____ Task input
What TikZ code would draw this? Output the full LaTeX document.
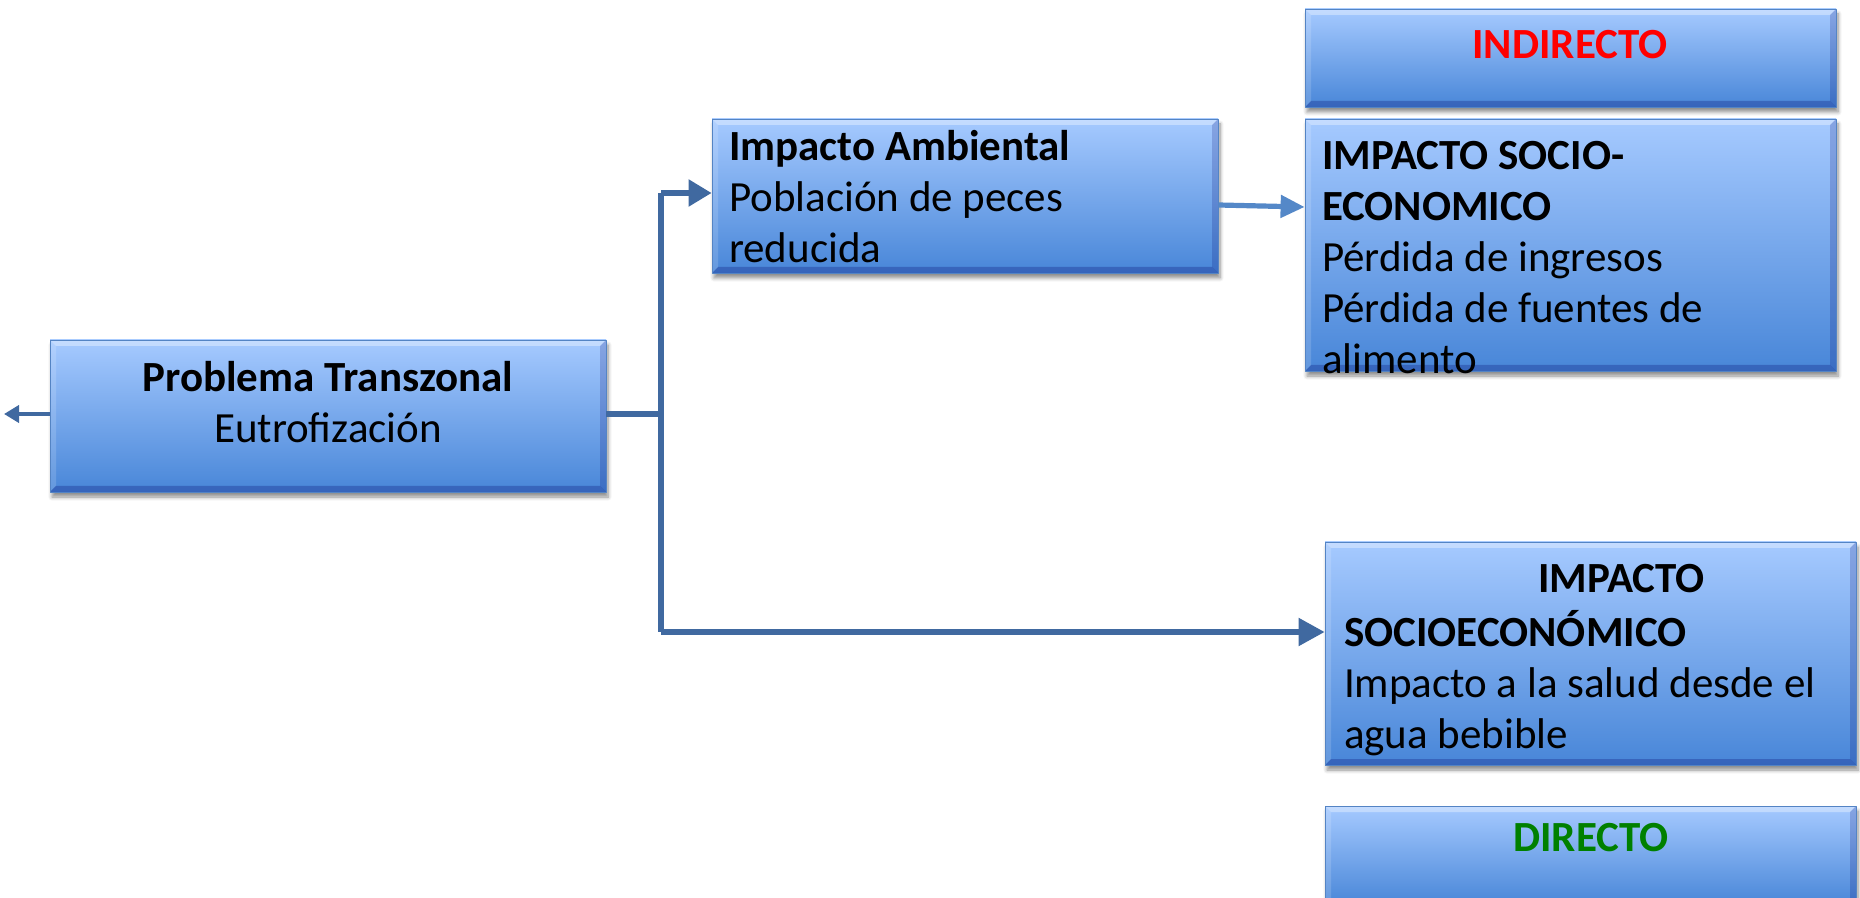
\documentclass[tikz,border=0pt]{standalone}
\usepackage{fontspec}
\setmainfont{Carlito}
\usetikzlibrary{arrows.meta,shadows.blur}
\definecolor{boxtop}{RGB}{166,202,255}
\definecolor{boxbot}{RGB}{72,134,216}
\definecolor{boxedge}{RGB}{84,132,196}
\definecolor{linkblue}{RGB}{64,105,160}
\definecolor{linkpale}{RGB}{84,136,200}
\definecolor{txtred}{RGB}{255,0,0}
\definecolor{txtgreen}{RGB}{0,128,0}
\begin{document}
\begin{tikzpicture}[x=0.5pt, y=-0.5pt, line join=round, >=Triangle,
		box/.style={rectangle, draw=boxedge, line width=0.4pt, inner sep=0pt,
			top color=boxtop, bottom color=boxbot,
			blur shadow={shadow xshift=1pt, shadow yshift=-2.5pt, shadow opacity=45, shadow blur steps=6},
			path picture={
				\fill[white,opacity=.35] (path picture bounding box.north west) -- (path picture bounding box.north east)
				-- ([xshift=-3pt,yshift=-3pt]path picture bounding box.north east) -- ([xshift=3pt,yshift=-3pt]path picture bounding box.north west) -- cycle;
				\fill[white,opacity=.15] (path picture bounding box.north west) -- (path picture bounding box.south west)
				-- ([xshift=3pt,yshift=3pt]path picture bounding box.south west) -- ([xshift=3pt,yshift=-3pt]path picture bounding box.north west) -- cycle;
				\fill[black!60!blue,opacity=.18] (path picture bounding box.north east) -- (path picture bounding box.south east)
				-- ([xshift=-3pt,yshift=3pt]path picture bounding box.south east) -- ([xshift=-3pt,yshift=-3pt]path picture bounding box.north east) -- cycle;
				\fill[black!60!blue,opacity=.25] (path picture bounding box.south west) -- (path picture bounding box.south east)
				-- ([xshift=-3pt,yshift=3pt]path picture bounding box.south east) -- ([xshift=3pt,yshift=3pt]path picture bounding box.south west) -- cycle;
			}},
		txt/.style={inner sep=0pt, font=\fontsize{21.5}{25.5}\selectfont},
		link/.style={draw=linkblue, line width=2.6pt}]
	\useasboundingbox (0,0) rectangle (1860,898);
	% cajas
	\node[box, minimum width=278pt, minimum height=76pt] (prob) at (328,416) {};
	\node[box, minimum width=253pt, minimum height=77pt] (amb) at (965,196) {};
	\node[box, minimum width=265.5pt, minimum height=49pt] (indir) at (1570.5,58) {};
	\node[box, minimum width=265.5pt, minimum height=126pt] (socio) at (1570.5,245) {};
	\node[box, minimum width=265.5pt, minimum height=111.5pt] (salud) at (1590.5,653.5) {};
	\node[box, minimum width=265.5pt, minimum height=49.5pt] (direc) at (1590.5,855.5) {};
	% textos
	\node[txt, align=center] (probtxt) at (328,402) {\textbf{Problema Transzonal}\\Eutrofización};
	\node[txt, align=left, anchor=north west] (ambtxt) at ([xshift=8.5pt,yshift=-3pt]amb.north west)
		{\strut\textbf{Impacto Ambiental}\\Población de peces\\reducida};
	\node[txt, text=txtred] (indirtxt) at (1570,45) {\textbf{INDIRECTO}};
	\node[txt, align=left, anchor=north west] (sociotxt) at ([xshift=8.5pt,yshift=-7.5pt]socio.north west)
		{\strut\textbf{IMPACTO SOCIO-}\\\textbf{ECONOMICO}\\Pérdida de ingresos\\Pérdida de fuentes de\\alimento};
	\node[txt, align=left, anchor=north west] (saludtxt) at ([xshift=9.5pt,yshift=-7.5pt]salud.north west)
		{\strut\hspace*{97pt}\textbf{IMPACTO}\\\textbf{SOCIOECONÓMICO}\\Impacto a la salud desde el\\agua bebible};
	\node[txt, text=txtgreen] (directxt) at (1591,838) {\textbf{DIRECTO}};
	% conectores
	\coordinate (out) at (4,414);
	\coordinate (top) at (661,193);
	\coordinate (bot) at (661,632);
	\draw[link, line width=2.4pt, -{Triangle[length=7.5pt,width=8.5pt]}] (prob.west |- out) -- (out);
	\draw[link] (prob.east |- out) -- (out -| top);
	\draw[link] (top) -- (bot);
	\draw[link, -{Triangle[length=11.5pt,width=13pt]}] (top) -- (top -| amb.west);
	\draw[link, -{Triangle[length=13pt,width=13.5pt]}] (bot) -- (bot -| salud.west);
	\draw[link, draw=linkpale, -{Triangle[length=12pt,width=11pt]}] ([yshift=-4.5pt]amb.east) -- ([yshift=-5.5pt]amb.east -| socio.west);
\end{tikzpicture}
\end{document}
________
____ Task input
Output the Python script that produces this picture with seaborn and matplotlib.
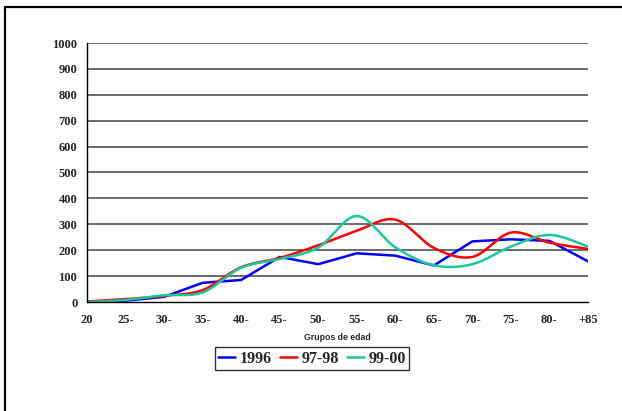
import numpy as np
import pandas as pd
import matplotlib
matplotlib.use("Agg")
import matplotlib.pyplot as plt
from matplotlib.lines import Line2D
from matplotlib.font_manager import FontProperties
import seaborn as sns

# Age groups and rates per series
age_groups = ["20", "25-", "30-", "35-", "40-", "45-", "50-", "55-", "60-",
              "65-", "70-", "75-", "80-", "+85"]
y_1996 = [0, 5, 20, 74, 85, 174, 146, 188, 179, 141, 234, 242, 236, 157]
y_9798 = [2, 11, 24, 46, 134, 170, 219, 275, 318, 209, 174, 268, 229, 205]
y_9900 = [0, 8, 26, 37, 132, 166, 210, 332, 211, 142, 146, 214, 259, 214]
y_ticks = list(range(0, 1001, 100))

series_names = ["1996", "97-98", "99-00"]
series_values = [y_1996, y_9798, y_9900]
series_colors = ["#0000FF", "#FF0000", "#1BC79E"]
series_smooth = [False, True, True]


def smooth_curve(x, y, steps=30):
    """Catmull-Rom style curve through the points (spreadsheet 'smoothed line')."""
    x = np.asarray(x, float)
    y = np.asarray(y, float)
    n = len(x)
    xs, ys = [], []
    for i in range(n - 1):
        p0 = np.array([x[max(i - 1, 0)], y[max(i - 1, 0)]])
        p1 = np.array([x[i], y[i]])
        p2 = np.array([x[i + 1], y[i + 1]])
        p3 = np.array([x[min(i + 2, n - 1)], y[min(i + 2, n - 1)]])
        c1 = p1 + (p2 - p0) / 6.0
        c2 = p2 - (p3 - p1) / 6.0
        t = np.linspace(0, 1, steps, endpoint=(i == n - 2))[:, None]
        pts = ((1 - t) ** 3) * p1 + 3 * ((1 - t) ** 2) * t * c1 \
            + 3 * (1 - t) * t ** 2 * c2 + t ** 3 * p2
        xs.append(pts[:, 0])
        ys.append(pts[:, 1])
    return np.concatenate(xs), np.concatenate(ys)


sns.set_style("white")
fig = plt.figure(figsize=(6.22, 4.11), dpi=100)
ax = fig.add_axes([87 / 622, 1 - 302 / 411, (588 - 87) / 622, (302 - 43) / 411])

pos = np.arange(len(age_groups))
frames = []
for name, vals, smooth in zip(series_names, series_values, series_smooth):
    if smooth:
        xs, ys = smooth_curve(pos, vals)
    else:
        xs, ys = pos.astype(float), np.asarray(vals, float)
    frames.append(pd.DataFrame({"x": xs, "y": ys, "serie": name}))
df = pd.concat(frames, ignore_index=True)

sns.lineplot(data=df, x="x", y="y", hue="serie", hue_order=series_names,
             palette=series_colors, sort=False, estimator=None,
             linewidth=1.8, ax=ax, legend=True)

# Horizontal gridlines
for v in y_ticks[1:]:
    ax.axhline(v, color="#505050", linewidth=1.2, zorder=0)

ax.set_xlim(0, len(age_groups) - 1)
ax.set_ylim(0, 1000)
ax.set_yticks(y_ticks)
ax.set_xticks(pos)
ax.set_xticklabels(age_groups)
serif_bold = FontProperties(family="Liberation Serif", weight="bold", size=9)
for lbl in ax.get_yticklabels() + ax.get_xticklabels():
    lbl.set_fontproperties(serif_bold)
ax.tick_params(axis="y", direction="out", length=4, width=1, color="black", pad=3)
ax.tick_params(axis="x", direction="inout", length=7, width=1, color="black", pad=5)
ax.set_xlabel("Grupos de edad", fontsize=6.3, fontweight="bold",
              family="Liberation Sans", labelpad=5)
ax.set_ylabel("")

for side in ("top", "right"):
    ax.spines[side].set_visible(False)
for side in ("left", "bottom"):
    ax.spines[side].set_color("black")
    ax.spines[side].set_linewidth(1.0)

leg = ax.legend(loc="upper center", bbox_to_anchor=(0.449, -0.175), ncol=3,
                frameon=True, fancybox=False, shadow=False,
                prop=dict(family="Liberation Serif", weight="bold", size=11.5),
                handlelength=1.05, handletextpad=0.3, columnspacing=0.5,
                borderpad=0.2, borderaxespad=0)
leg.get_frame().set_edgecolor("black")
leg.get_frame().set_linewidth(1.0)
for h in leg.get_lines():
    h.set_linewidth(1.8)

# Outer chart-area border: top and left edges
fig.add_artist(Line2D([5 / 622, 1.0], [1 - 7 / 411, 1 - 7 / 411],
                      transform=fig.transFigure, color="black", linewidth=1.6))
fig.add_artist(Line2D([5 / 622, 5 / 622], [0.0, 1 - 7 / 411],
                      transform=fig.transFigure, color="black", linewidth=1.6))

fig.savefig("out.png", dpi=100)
________
● **Required work**
Leave the pictures out, then copy word for word only the lines from the one containing "Output the Python" through the one containing "series_smooth = [False, True, True]", both included.

● **Full response**
Output the Python script that produces this picture with seaborn and matplotlib.
import numpy as np
import pandas as pd
import matplotlib
matplotlib.use("Agg")
import matplotlib.pyplot as plt
from matplotlib.lines import Line2D
from matplotlib.font_manager import FontProperties
import seaborn as sns

# Age groups and rates per series
age_groups = ["20", "25-", "30-", "35-", "40-", "45-", "50-", "55-", "60-",
              "65-", "70-", "75-", "80-", "+85"]
y_1996 = [0, 5, 20, 74, 85, 174, 146, 188, 179, 141, 234, 242, 236, 157]
y_9798 = [2, 11, 24, 46, 134, 170, 219, 275, 318, 209, 174, 268, 229, 205]
y_9900 = [0, 8, 26, 37, 132, 166, 210, 332, 211, 142, 146, 214, 259, 214]
y_ticks = list(range(0, 1001, 100))

series_names = ["1996", "97-98", "99-00"]
series_values = [y_1996, y_9798, y_9900]
series_colors = ["#0000FF", "#FF0000", "#1BC79E"]
series_smooth = [False, True, True]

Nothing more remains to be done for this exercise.